Monday, July 24, 2023

Pascal's Wager

Pascal's wager is neither a logical proof nor a probabilistic evidence.  Acknowledging (in its less irrational forms) that atheism entails nihilism and that theism at least offers the potential for a pleasant afterlife, it is really about emotionally persuading people that the ramifications of a certain idea are more appealing than the ramifications of an alternative idea, with no inherent concentration on logical truth, possibility, or proof.  As such, Pascal's wager is not an argument, as some people call it, for God's existence.  No, it is an argument for belief in or commitment to (the two are not the same!) a major philosophical stance regardless of its truth or verifiability, rooted not in the necessary truths of reason and in absolute epistemological certainty, but in the subjective appeal of a given outcome as opposed to another.

Even aside from the fact that someone genuinely believing Pascal's wager has assumed to know God's character, that he is benevolent or that he has created an afterlife for humans who submit to him, this entire stance is not about truth and knowledge at all!  It reflects one of two broad categories of errors non-rationalists make regarding theism.  That an uncaused cause exists by logical necessity (in that something with causal abilities has always existed, not in that the uncaused cause could not cease to exist as is true of the laws of logic) is something that non-theists are too stupid to realize or accept, and that God cannot be known to exist by humans through anything except recognition of the logical necessity of an uncaused cause is a delusion of most theists across history.

For the former, unfamiliarity or discomfort with rationalistic metaphysics and epistemology keeps them enslaved to personal assumptions or to cultural trends, which at times include a bias against supernaturalism in general and theism in particular.  For the latter, an emotionalistic dependence on faith, tradition, so-called authority figures (there could be no ultimate authorities besides logic, God, and morality) keeps them shackled to idiocy like fitheism or other theological assumptions and errors.  Neither atheists nor fitheists are rational people, and their positions--that an uncaused cause does not exist and that God can be known/should be believed to exist on epistemological faith--are false by necessity.  It is not even the case that they could have been true.

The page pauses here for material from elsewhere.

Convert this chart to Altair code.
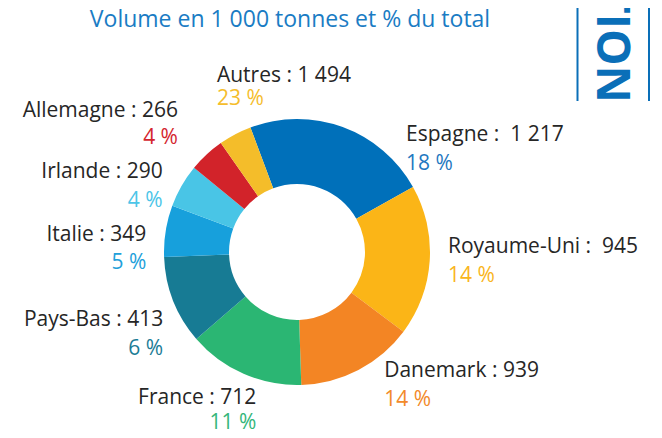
import math
import pandas as pd
import altair as alt

# ---------------- data ----------------
countries = ["Espagne", "Royaume-Uni", "Danemark", "France", "Pays-Bas",
             "Italie", "Irlande", "Allemagne", "Autres"]
volumes = [1217, 945, 939, 712, 413, 349, 290, 266, 1494]
percents = [18, 14, 14, 11, 6, 5, 4, 4, 23]
# slice sizes as drawn in the reference (clockwise from the blue slice)
drawn_slice_volumes = [1494, 1217, 945, 939, 712, 413, 349, 290, 266]

slice_colors = ["#0070ba", "#fbb517", "#f38524", "#2bb673", "#177b94",
                "#17a0dc", "#49c5e6", "#d2232a", "#f4bd2a"]
pct_colors = ["#1f78c1", "#f9b51c", "#f28a2a", "#34b67a", "#1b7c96",
              "#22a0da", "#4cc5e8", "#d4252e", "#f5bd2c"]
title_text = "Volume en 1 000 tonnes et % du total"
tab_text = "PRODUCTION"

# ---------------- layout ----------------
CX, CY = 289, 244          # donut centre (view coordinates)
R_OUT, R_IN = 133, 68
START = math.radians(-20.5)
FONT = "Open Sans"
TXT = "#262626"

# label anchors: angle (deg, clockwise from north), radius (px), line gap, side
label_angle = [44.5, 90.4, 145, 195, 241, 274, 299, 318.6, 334.8]
label_radius = [155.6, 151, 152, 157, 153, 151, 153.6, 180, 188]
label_gap = [29, 28.5, 29.4, 25.5, 29, 27.6, 29, 26.6, 23.5]
label_side = ["left", "left", "left", "right", "right", "right", "right", "right", "left"]


def fmt_vol(v):
    return f"{v:,}".replace(",", " ")


name_text = []
for c, v in zip(countries, volumes):
    sep = " :\u00a0\u00a0" if c in ("Espagne", "Royaume-Uni") else " : "
    name_text.append(c + sep + fmt_vol(v))

rows = []
for i in range(len(countries)):
    a = math.radians(label_angle[i])
    r = label_radius[i]
    x, y = r * math.sin(a), -r * math.cos(a)
    rows.append(dict(txt=name_text[i], th=a, rad=r, tc=TXT, side=label_side[i]))
    y2 = y + label_gap[i]
    rows.append(dict(txt=f"{percents[i]} %", th=math.atan2(x, -y2),
                     rad=math.hypot(x, y2), tc=pct_colors[i], side=label_side[i]))
labels = pd.DataFrame(rows)

slices = pd.DataFrame({
    "idx": list(range(len(countries))),
    "country": countries,
    "vol": drawn_slice_volumes,
    "col": slice_colors,
})

donut = alt.Chart(slices).mark_arc(radius=R_OUT, innerRadius=R_IN).encode(
    theta=alt.Theta("vol:Q", stack=True,
                    scale=alt.Scale(range=[START, START + 2 * math.pi])),
    color=alt.Color("col:N", scale=None),
    order=alt.Order("idx:Q"),
    x=alt.value(CX), y=alt.value(CY),
)


def label_layer(side):
    return alt.Chart(labels).transform_filter(
        alt.datum.side == side
    ).mark_text(align=side, baseline="alphabetic", font=FONT, fontSize=21).encode(
        text="txt:N",
        theta=alt.Theta("th:Q", scale=None),
        radius=alt.Radius("rad:Q", scale=None),
        color=alt.Color("tc:N", scale=None),
        x=alt.value(CX), y=alt.value(CY),
    )


title = alt.Chart(pd.DataFrame({"t": [title_text]})).mark_text(
    font=FONT, fontSize=23, color="#1a7cc4", align="center", baseline="alphabetic"
).encode(text="t:N", x=alt.value(282), y=alt.value(19))

tab = alt.Chart(pd.DataFrame({"t": [tab_text]})).mark_text(
    font=FONT, fontSize=46, fontWeight="bold", color="#0a6fb8", angle=90,
    align="right", baseline="alphabetic"
).encode(text="t:N", x=alt.value(589), y=alt.value(95))

rules = alt.Chart(pd.DataFrame({"x": [569.5, 641]})).mark_rule(
    color="#0a6fb8", strokeWidth=2
).encode(x=alt.X("x:Q", scale=None), y=alt.value(0), y2=alt.value(93))

chart = alt.layer(
    donut, label_layer("left"), label_layer("right"), title, tab, rules
).resolve_scale(theta="independent", radius="independent").properties(
    width=646, height=422, padding=0,
    autosize=alt.AutoSizeParams(type="none"),
).configure_view(stroke=None)

chart.save("out.html", embed_options={"renderer": "svg", "actions": False})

Again, Pascal's wager is not even an argument in the sense some of its imbecilic proponents think.  It is highly irrationalistic.  Because of this, it is often embraced only out of a desperate emotionalism, which is in turn rooted in the desire of someone too philosophically incompetent to align with reason to convince themselves that a subjectively appealing concept is true--or at least a valid belief with or without rationalistic proof.  God's existence is a very philosophically vital thing one way or another, and the facts that an uncaused cause does exist and that it can be known to exist are trivialized or ignored by those who think Pascal's wager is rational.  No rational person wagers with belief.  There can be probabilistic evidence for or against logically possible things even when the logical proof cannot be accessed by beings with human limitations, yes, though rational people can fully distinguish between evidence and proof (which is logical necessity that can be known) and only believe in what is verifiable, which is the same as whatever is true by logical necessity.  Pascal's wager does not even appeal to any actual mere evidence for God's existence, much less the specific deity of Christianity it is often cited in defense of.